Il reste donc un montant identique à trouver pour pouvoir espérer atteindre un déficit public de 5,1% en 2024, si par ailleurs un début de reprise de la croissance est bien au rendez-vous. Dans ce but, un effort complémentaire "de l'ordre de 5 milliards d'euros sera demandé dans les prochaines semaines" à la sphère de l'État. La politique immobilière de l'État (avec des cessions en nette hausse), la création d'une participation forfaitaire des salariés au coût des formations suivies dans le cadre du compte personnel de formation (CPF), ou encore les économies de 1 milliard d'euros sur les dépenses des opérateurs, entre autres, doivent contribuer à financer ce tour de vis, détaille-t-on dans l'entourage du ministre de l'Économie, Bruno Le Maire.

Dans ses calculs, Bercy intègre par ailleurs un effort des collectivités pour freiner leurs dépenses de fonctionnement. Le ministre de l'Économie a précisé les choses le 9 avril, lors d'une réunion du Haut Conseil des finances publiques locales à laquelle participaient trois autres ministres et, du côté des collectivités locales, notamment les représentants de l'Association des maires de France, de Départements de France et de Régions de France (voir notre article). Le gouvernement leur a demandé de respecter scrupuleusement, en 2024, l'objectif fixé par la LPFP, à savoir des dépenses de fonctionnement évoluant de 0,5 point en deçà de l'inflation. Ce qui se traduit dans le projet de programme de stabilité par une hausse de 1,9% des dépenses de fonctionnement en 2024 (l'inflation étant attendue à +2,4%). Ce que veut le gouvernement à l'égard des collectivités traduit "non pas un effort supplémentaire par rapport à ce qu'on leur demandait", mais "la réaffirmation" de l'objectif de la LPFP, souligne Bercy. 

"Dérapage" des dépenses publiques locales

L'engagement qui leur est demandé est "d'autant plus nécessaire" que les dépenses des collectivités ont connu un "dérapage" de 4 milliards d'euros par rapport à ce qui était attendu dans la LPFP, poursuit le ministère. Avec la hausse des prix et la progression de la masse salariale, leurs dépenses de fonctionnement ont été orientées à la hausse (+5,9% contre une inflation de 4,8%), tandis que l'investissement local est resté dynamique.

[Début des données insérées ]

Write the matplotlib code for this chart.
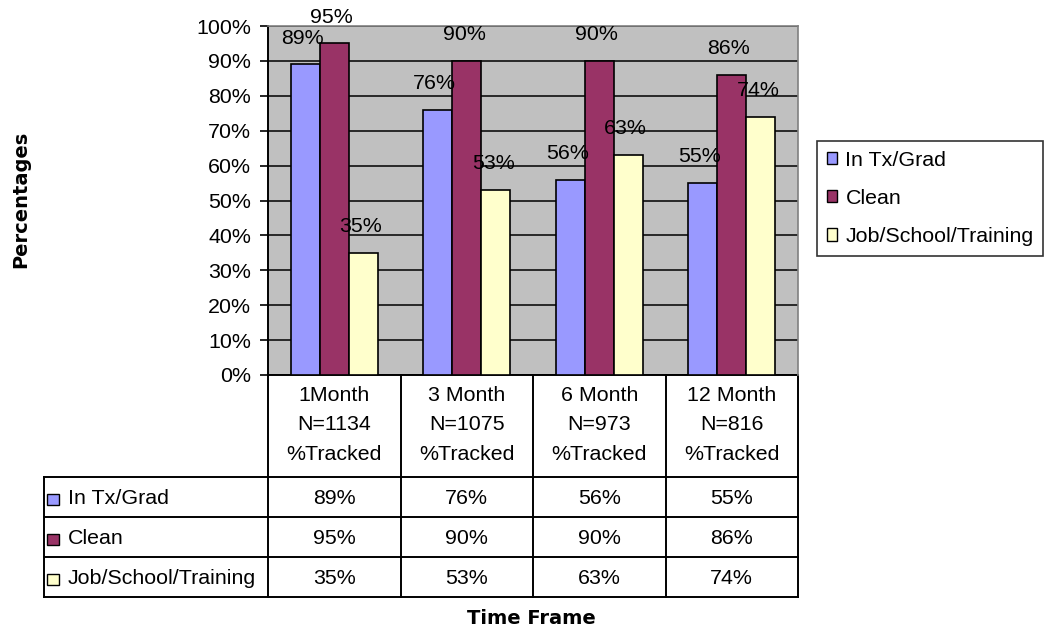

Bercy compte bien sur la bonne volonté des collectivités locales : celle-ci permettrait de "sécuriser 2,5 milliards d'euros d'économies", avance-t-il.

Les 2,5 milliards d'euros restant proviendraient de la taxation des "rentes" (rachats d'actions, énergéticiens…).

Sous les 3% en 2027

Le gouvernement a annoncé qu'il visait toujours un retour du déficit sous les 3% du PIB en 2027, conformément à ses engagements européens. Il prévoit d'atteindre 2,9% du PIB en 2027, passant pour cela par un déficit de 4,1% du PIB en 2025 puis 3,6% en 2026. "On part d'un niveau un peu plus haut" et, donc, la pente sera "un peu plus rude", commentait-on à Bercy mercredi. Où l'on anticipait déjà les critiques d'une opposition criant à l'austérité. S'il est prévu de réduire d'un peu plus de deux points de PIB la dépense publique d'ici la fin du quinquennat (de 56,7% du PIB en 2023 à 54,5% du PIB en 2027), cette dernière va augmenter d'"environ 30 milliards d'euros" au-delà de l'inflation au cours des prochaines années, évalue le ministère.

"Avec un déficit qui est très supérieur à 3%" du PIB, "il est très clair qu'on n'est pas dans les clous" vis-à-vis des règles européennes, reconnaît Bercy. La France ne se place donc pas en bonne position pour les discussions budgétaires qui débuteront en juin avec la Commission européenne. Mais la réforme du Pacte de stabilité et de croissance négociée avec les partenaires européens prévoit un certain nombre de "flexibilités" pour permettre aux États de retourner en dessous du seuil de 3% de déficit, souligne le ministère.